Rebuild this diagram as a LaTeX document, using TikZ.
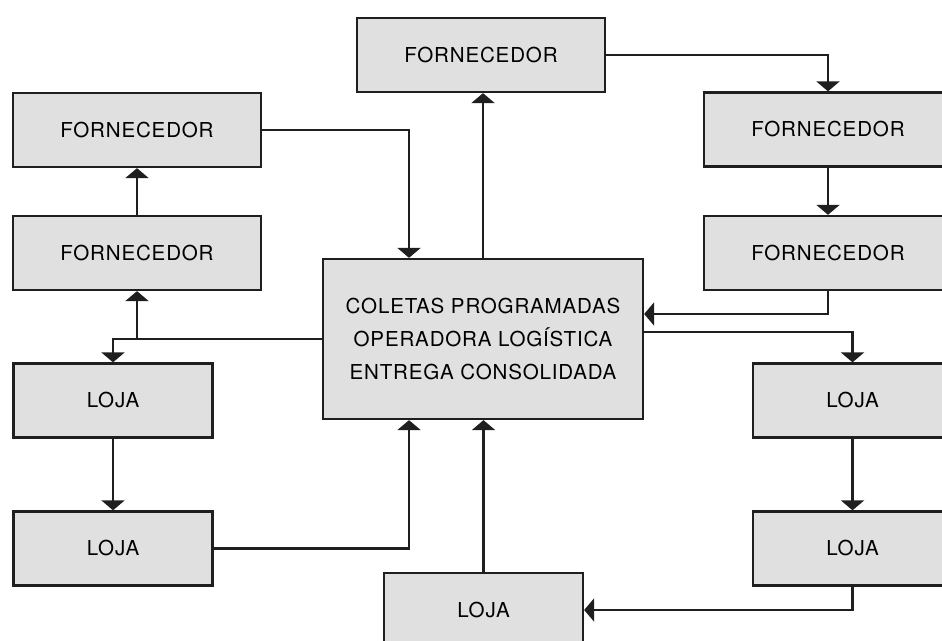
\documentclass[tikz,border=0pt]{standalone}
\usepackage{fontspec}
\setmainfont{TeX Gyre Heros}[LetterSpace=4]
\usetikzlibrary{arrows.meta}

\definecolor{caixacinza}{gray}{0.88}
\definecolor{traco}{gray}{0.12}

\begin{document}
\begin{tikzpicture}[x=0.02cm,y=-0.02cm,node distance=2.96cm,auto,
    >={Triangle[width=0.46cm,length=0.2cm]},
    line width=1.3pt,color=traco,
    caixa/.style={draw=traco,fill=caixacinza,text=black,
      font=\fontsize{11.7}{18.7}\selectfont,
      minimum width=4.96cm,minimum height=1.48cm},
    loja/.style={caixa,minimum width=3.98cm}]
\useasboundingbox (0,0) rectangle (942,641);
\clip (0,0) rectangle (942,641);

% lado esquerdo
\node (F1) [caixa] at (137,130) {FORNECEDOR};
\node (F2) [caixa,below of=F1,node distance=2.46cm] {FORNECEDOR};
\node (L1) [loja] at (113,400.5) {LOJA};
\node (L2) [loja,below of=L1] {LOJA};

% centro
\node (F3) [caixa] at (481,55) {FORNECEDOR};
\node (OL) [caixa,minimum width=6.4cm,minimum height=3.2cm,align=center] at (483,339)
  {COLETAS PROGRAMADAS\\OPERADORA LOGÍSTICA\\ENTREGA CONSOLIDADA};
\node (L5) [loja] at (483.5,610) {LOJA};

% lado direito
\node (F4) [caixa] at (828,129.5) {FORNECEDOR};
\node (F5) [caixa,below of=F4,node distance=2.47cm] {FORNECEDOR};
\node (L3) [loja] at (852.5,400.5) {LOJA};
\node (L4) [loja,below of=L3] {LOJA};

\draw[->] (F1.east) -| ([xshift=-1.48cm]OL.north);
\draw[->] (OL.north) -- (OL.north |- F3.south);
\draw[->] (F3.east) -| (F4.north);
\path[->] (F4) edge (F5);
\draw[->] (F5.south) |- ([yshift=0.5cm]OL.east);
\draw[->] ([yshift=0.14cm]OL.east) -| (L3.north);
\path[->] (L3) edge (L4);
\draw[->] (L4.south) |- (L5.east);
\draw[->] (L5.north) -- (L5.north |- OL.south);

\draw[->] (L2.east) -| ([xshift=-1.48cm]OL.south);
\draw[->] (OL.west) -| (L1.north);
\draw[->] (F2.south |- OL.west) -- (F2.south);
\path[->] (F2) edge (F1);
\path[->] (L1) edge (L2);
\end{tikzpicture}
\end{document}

######

Repeat the material exactly as it reads, without any of its pictures.

OUTPUT BELOW:
Rebuild this diagram as a LaTeX document, using TikZ.
\documentclass[tikz,border=0pt]{standalone}
\usepackage{fontspec}
\setmainfont{TeX Gyre Heros}[LetterSpace=4]
\usetikzlibrary{arrows.meta}

\definecolor{caixacinza}{gray}{0.88}
\definecolor{traco}{gray}{0.12}

\begin{document}
\begin{tikzpicture}[x=0.02cm,y=-0.02cm,node distance=2.96cm,auto,
    >={Triangle[width=0.46cm,length=0.2cm]},
    line width=1.3pt,color=traco,
    caixa/.style={draw=traco,fill=caixacinza,text=black,
      font=\fontsize{11.7}{18.7}\selectfont,
      minimum width=4.96cm,minimum height=1.48cm},
    loja/.style={caixa,minimum width=3.98cm}]
\useasboundingbox (0,0) rectangle (942,641);
\clip (0,0) rectangle (942,641);

% lado esquerdo
\node (F1) [caixa] at (137,130) {FORNECEDOR};
\node (F2) [caixa,below of=F1,node distance=2.46cm] {FORNECEDOR};
\node (L1) [loja] at (113,400.5) {LOJA};
\node (L2) [loja,below of=L1] {LOJA};

% centro
\node (F3) [caixa] at (481,55) {FORNECEDOR};
\node (OL) [caixa,minimum width=6.4cm,minimum height=3.2cm,align=center] at (483,339)
  {COLETAS PROGRAMADAS\\OPERADORA LOGÍSTICA\\ENTREGA CONSOLIDADA};
\node (L5) [loja] at (483.5,610) {LOJA};

% lado direito
\node (F4) [caixa] at (828,129.5) {FORNECEDOR};
\node (F5) [caixa,below of=F4,node distance=2.47cm] {FORNECEDOR};
\node (L3) [loja] at (852.5,400.5) {LOJA};
\node (L4) [loja,below of=L3] {LOJA};

\draw[->] (F1.east) -| ([xshift=-1.48cm]OL.north);
\draw[->] (OL.north) -- (OL.north |- F3.south);
\draw[->] (F3.east) -| (F4.north);
\path[->] (F4) edge (F5);
\draw[->] (F5.south) |- ([yshift=0.5cm]OL.east);
\draw[->] ([yshift=0.14cm]OL.east) -| (L3.north);
\path[->] (L3) edge (L4);
\draw[->] (L4.south) |- (L5.east);
\draw[->] (L5.north) -- (L5.north |- OL.south);

\draw[->] (L2.east) -| ([xshift=-1.48cm]OL.south);
\draw[->] (OL.west) -| (L1.north);
\draw[->] (F2.south |- OL.west) -- (F2.south);
\path[->] (F2) edge (F1);
\path[->] (L1) edge (L2);
\end{tikzpicture}
\end{document}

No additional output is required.